By John Burnett
May 03, 2017
Of all the wild places along the U.S.-Mexico border, Big Bend National Park, named for the great curve of the Rio Grande, is the gem.
In Santa Elena Canyon in west Texas, the international river flows between 1,500-foot-tall sheer walls of limestone — a study in light, shadow, water and time.
The Big Bend region — where the ghostly Chisos Mountains rise out of the prickly Chihuahuan Desert — is sacred ground. As writer Marion Winik described, it’s “what I imagine the mind of God looks like.”
President Trump’s executive order calls for an impregnable wall along the border, which includes 118 miles of river shared by the national park and Mexico. But in a rare show of unity, Democrats and Republicans and city and rural officeholders in Texas don’t want the wall built through here.
Critics say it would be unsightly and prohibitively expensive, it would harm wildlife and that it’s superfluous considering how the unforgiving terrain is a natural barrier.
Trump has vowed to forge ahead with his border wall despite opposition. His administration plans to select a prototype this summer and hopes to convince Congress to fund it next fiscal year. The administration also acknowledges the wall won’t cross all 2,000 miles, though specific plans haven’t been released yet.
“I would like to invite President Trump or any of his cabinet to come down here. I’ll give ’em a free trip on the river, and they can see how unnecessary a wall would be here and the construction and everything involved to create it would just be the worst thing you could ever do,” says Charlie Angell, a local outfitter who runs river trips up the canyon. “You might as well take away the park if that happens.”
Whiskered and sun-bronzed, he stands under a rock ledge, his red canoe beached a short distance away.
“I’ve got the boats, I’ve got the paddles and life jackets. We’ll give [the president] a free lunch. Get out here and see. That way you can cross this area of the border off the list,” he says.
“For us, we’re not pressing the actual brick-and-mortar-style wall here. That’s not our objective,” says Lee Smith, a career agent and local union president. “We’ve told everyone from the [Trump] transition team to the current administration, for us here locally in Big Bend, what we need is [more] manpower.”
While Smith is interviewed in the breakfast room of a motel on Highway 90, a retired electrician from Cleveland eavesdrops from another table. Dave Wickam is just passing through on his Harley — but everybody has an opinion on Trump’s border barrier.
Wickam believes an ugly wall, installed as a quick political fix, would scar the land in perpetuity.
“People will build stuff but … they never tear it down and restore it,” he says. “It’ll be like Hadrian’s Wall in England going across there, but it won’t be pretty.”
‘Something … even greater than the wall’
Customs and Border Protection has identified sectors in San Diego, Calif., Tucson, Ariz., El Paso, Texas, and the Rio Grande Valley as places where a new wall is needed, but not this lonesome corner of Texas. Along the entire border, the Big Bend sector has had the fewest apprehensions of illegal crossers every year for the past 44 years.

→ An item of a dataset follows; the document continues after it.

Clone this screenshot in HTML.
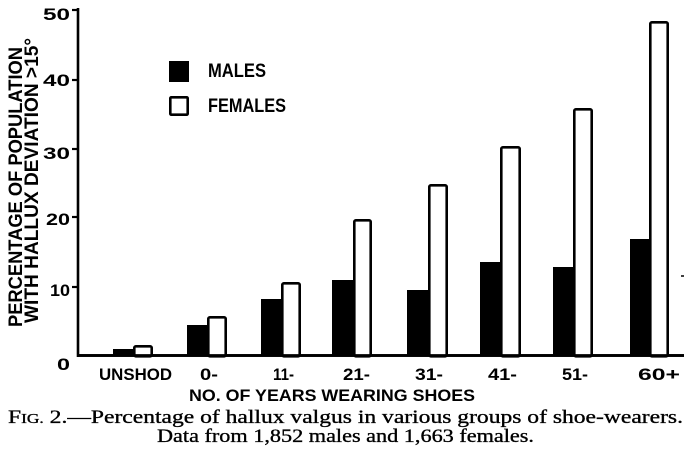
<!DOCTYPE html>
<html>
<head>
<meta charset="utf-8">
<style>
html,body{margin:0;padding:0;background:#fff;}
svg{display:block;}
.s{font-family:"Liberation Sans","DejaVu Sans",sans-serif;font-weight:bold;fill:#000;}
.r{font-family:"Liberation Serif","DejaVu Serif",serif;fill:#000;stroke:#000;stroke-width:0.35;}
</style>
</head>
<body>
<svg width="693" height="453" viewBox="0 0 693 453" xmlns="http://www.w3.org/2000/svg">
<rect width="693" height="453" fill="#fff"/>
<!-- axes -->
<line x1="78" y1="8" x2="78" y2="357" stroke="#000" stroke-width="2.6"/>
<line x1="77" y1="355.5" x2="684" y2="355.5" stroke="#000" stroke-width="2.8"/>
<g stroke="#000" stroke-width="2.2">
<line x1="72" y1="10" x2="78" y2="10"/>
<line x1="72" y1="80" x2="78" y2="80"/>
<line x1="72" y1="149" x2="78" y2="149"/>
<line x1="72" y1="217" x2="78" y2="217"/>
<line x1="72" y1="287" x2="78" y2="287"/>
</g>
<line x1="681" y1="276" x2="684" y2="276" stroke="#000" stroke-width="1.5"/>
<!-- y labels -->
<g class="s" font-size="17">
<text x="43" y="20" textLength="27" lengthAdjust="spacingAndGlyphs">50</text>
<text x="43" y="86" textLength="27" lengthAdjust="spacingAndGlyphs">40</text>
<text x="43" y="159" textLength="27" lengthAdjust="spacingAndGlyphs">30</text>
<text x="46" y="225" textLength="24" lengthAdjust="spacingAndGlyphs">20</text>
<text x="50" y="296" textLength="20" lengthAdjust="spacingAndGlyphs">10</text>
<text x="57" y="370" textLength="13" lengthAdjust="spacingAndGlyphs">0</text>
</g>
<!-- y title -->
<text class="s" font-size="19" transform="translate(22,327) rotate(-90)" textLength="280" lengthAdjust="spacingAndGlyphs">PERCENTAGE OF POPULATION</text>
<text class="s" font-size="19" transform="translate(38,323) rotate(-90)" textLength="285" lengthAdjust="spacingAndGlyphs">WITH HALLUX DEVIATION &gt;15°</text>
<!-- legend -->
<rect x="169" y="61" width="20" height="21" fill="#000"/>
<rect x="170.3" y="97.3" width="17.4" height="17.4" fill="#fff" stroke="#000" stroke-width="2.6" rx="1"/>
<text class="s" font-size="19" x="208" y="77" textLength="58" lengthAdjust="spacingAndGlyphs">MALES</text>
<text class="s" font-size="19" x="208" y="112" textLength="78" lengthAdjust="spacingAndGlyphs">FEMALES</text>
<!-- bars: male -->
<g fill="#000">
<rect x="113" y="349" width="21" height="7"/>
<rect x="187" y="325" width="21" height="31"/>
<rect x="261" y="299" width="21" height="57"/>
<rect x="332" y="280" width="22" height="76"/>
<rect x="407" y="290" width="22" height="66"/>
<rect x="480" y="262" width="22" height="94"/>
<rect x="553" y="267" width="22" height="89"/>
<rect x="630" y="239" width="22" height="117"/>
</g>
<!-- bars: female -->
<g fill="#fff" stroke="#000" stroke-width="2.6">
<rect x="134.3" y="346.3" width="17.4" height="10" rx="1.5"/>
<rect x="208.3" y="317.3" width="17.4" height="39" rx="1.5"/>
<rect x="282.3" y="283.3" width="17.4" height="73" rx="1.5"/>
<rect x="354.3" y="220.3" width="16.4" height="136" rx="1.5"/>
<rect x="429.3" y="185.3" width="17.4" height="171" rx="1.5"/>
<rect x="501.3" y="147.3" width="18.4" height="209" rx="1.5"/>
<rect x="574.3" y="109.3" width="17.4" height="247" rx="1.5"/>
<rect x="650.3" y="22.3" width="17.4" height="334" rx="1.5"/>
</g>
<!-- redraw baseline over bars -->
<line x1="77" y1="355.5" x2="684" y2="355.5" stroke="#000" stroke-width="2.8"/>
<!-- x labels -->
<g class="s" font-size="17">
<text x="99" y="380" textLength="73" lengthAdjust="spacingAndGlyphs">UNSHOD</text>
<text x="200" y="380" textLength="18" lengthAdjust="spacingAndGlyphs">0-</text>
<text x="273" y="380" textLength="21" lengthAdjust="spacingAndGlyphs">11-</text>
<text x="343" y="380" textLength="27" lengthAdjust="spacingAndGlyphs">21-</text>
<text x="415" y="380" textLength="28" lengthAdjust="spacingAndGlyphs">31-</text>
<text x="488" y="380" textLength="29" lengthAdjust="spacingAndGlyphs">41-</text>
<text x="562" y="380" textLength="26" lengthAdjust="spacingAndGlyphs">51-</text>
<text x="638" y="380" textLength="42" lengthAdjust="spacingAndGlyphs">60+</text>
<text x="189" y="401" textLength="286" lengthAdjust="spacingAndGlyphs">NO. OF YEARS WEARING SHOES</text>
</g>
<!-- caption -->
<text class="r" font-size="19" x="8" y="423" textLength="675" lengthAdjust="spacingAndGlyphs">F<tspan font-size="14">IG.</tspan> 2.—Percentage of hallux valgus in various groups of shoe-wearers.</text>
<text class="r" font-size="19" x="157" y="442" textLength="377" lengthAdjust="spacingAndGlyphs">Data from 1,852 males and 1,663 females.</text>
</svg>
</body>
</html>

Albert and Bill Miller run black angus cattle on ranches that cover an area more than twice the size of Manhattan.
Albert Miller knows how hard it is for an immigrant to even reach his land. “They’re already crossing 10 miles of inhospitable country and climbing a hundred-foot cliff,” he says, his pickup parked in a pasture of bluestem grass about 10 miles from the Rio Grande. He thinks Trump’s “big, beautiful wall” is pointless out here.
“I can’t see that it’s going to add anything to the barrier already in place with just the land and the mountains,” Miller says. “These guys that are comin’, they’re crossin’ something … even greater than the wall.”

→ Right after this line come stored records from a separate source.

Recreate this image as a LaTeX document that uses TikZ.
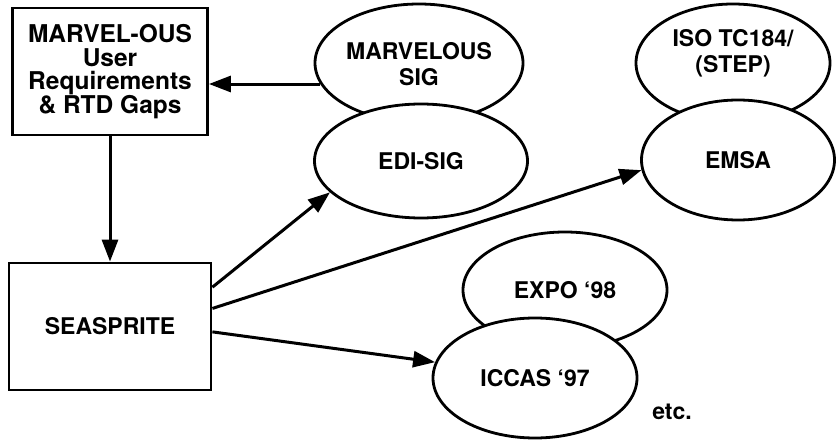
\documentclass[tikz,border=0pt]{standalone}
\usepackage{fontspec}
\setmainfont{TeX Gyre Heros}
\usetikzlibrary{shapes.geometric,arrows.meta}
\begin{document}
\begin{tikzpicture}[x=1pt,y=-1pt,line width=2.8pt,
    font=\bfseries\fontsize{23}{26}\selectfont,
    box/.style={draw,rectangle,inner sep=0pt,align=center},
    blob/.style={draw,ellipse,fill=white,inner sep=0pt,align=center},
    arr/.style={-{Triangle[length=22pt,width=16pt]},line width=3pt}]
    \useasboundingbox (0,0) rectangle (837,443);
    % boxes
    \node (req) [box,minimum width=195pt,minimum height=127pt,font=\bfseries\fontsize{24.5}{23.7}\selectfont] at (110,71.5) {MARVEL-OUS\\User\\Requirements\\\& RTD Gaps};
    \node (sea) [box,minimum width=202pt,minimum height=127pt] at (110,326.5) {SEASPRITE};
    % groups, the back ellipse first
    \node (sig) [blob,minimum width=208pt,minimum height=118pt] at (419,63) {};
    \node (sigtext) [align=center] at ([yshift=-1pt]sig.center) {MARVELOUS\\SIG};
    \node (edi) [blob,minimum width=213pt,minimum height=114pt] at (421,161) {EDI-SIG};
    \node (iso) [blob,minimum width=194pt,minimum height=118pt] at (733,63) {};
    \node (isotext) [align=center] at ([yshift=10pt]iso.center) {ISO TC184/\\(STEP)};
    \node (emsa) [blob,minimum width=193pt,minimum height=120pt] at (738,160) {EMSA};
    \node (expo) [blob,minimum width=204pt,minimum height=116pt] at (565,290) {EXPO ‘98};
    \node (iccas) [blob,minimum width=204pt,minimum height=120pt] at (535,378) {ICCAS ‘97};
    \node (etc) at (672,412) {etc.};
    % arrows
    \draw [arr] (sig.192) -- (sig.192 -| req.east);
    \draw [arr] (req.south) -- (sea.north);
    \draw [arr] (sea.21) -- (edi.199);
    \draw [arr] (sea.10) -- (emsa.186);
    \draw [arr] (sea.357) -- (iccas.171);
\end{tikzpicture}
\end{document}
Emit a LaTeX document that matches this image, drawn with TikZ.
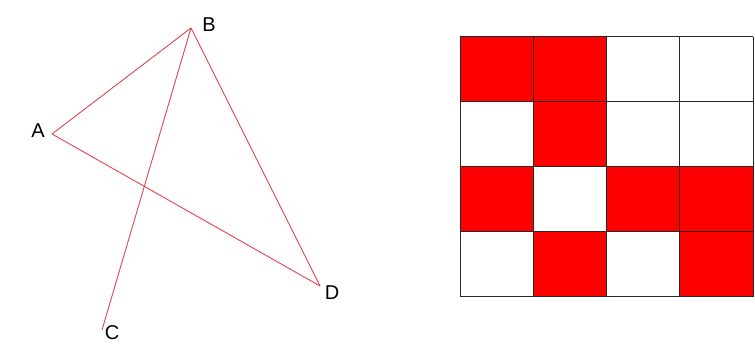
\documentclass[tikz,border=0pt]{standalone}
\usepackage{fontspec}
\setmainfont{Liberation Sans}
\usepackage{tikz}
\usetikzlibrary{positioning}
\definecolor{edgered}{RGB}{222, 70, 75}
\definecolor{cellred}{RGB}{255, 0, 0}
\definecolor{gridgray}{RGB}{40, 40, 40}

\begin{document}
\begin{tikzpicture}[x=1pt, y=-1pt, line width=0.9pt]
    \useasboundingbox[fill=white] (0,0) rectangle (755,347);
    \tikzset{ptlabel/.style={inner sep=0pt, font=\fontsize{20}{24}\selectfont}}

    % Points
    \coordinate (A) at (52,134);
    \coordinate (B) at (191,28);
    \coordinate (C) at (102,330);
    \coordinate (D) at (320,286);

    % Labels
    \node (lblA) [ptlabel] at (38,131) {A};
    \node (lblB) [ptlabel] at (209,25) {B};
    \node (lblC) [ptlabel] at (112,333) {C};
    \node (lblD) [ptlabel] at (332,293) {D};

    % Lines
    \draw[edgered] (A) -- (B);
    \draw[edgered] (A) -- (D);
    \draw[edgered] (B) -- (D);
    \draw[edgered] (B) -- (C);

    % Grid
    \foreach \r/\c in {0/0, 0/1, 1/1, 2/0, 2/2, 2/3, 3/1, 3/3}
        \fill[cellred] (460+73.3*\c, 36.7+65*\r) rectangle ++(73.3,65);
    \foreach \i in {0,...,4} {
        \draw[gridgray] (460+73.3*\i, 36.7) -- (460+73.3*\i, 296.7);
        \draw[gridgray] (460, 36.7+65*\i) -- (753.2, 36.7+65*\i);
    }
\end{tikzpicture}
\end{document}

The National Park Service declined to comment on the wall.
Big Bend’s wildlife biologist, Raymond Skiles, only agrees to talk about some of the park’s full-time residents: mountain lion, black bear, bighorn sheep and a rare, raccoon-like creature called the white-nosed coati. These mammals range back and forth across the Rio Grande to forage and keep their gene pools healthy. Moreover, Skiles says, in this arid environment they need to be able to get to the river.
“The Rio Grande is also the park’s most important water source for animals,” he says. “It’s as simple as that.”
In February, the Commissioners Court of Brewster County, which encompasses the national park, passed a resolution deeming the wall is unnecessary. This county that voted for Trump concluded it wouldn’t make them any safer.
“I’m a Brewster County native,” says commissioner Betse Esparza. “To imagine a wall in the midst of that landscape, which is beautiful. This is God’s country. It’s really unimaginable. I don’t want to think about it.”
These naysayers may get a reprieve. Last week, Homeland Security Secretary John Kelly told Bloomberg TV, “There are places we probably won’t build a wall,” and one of them is Big Bend.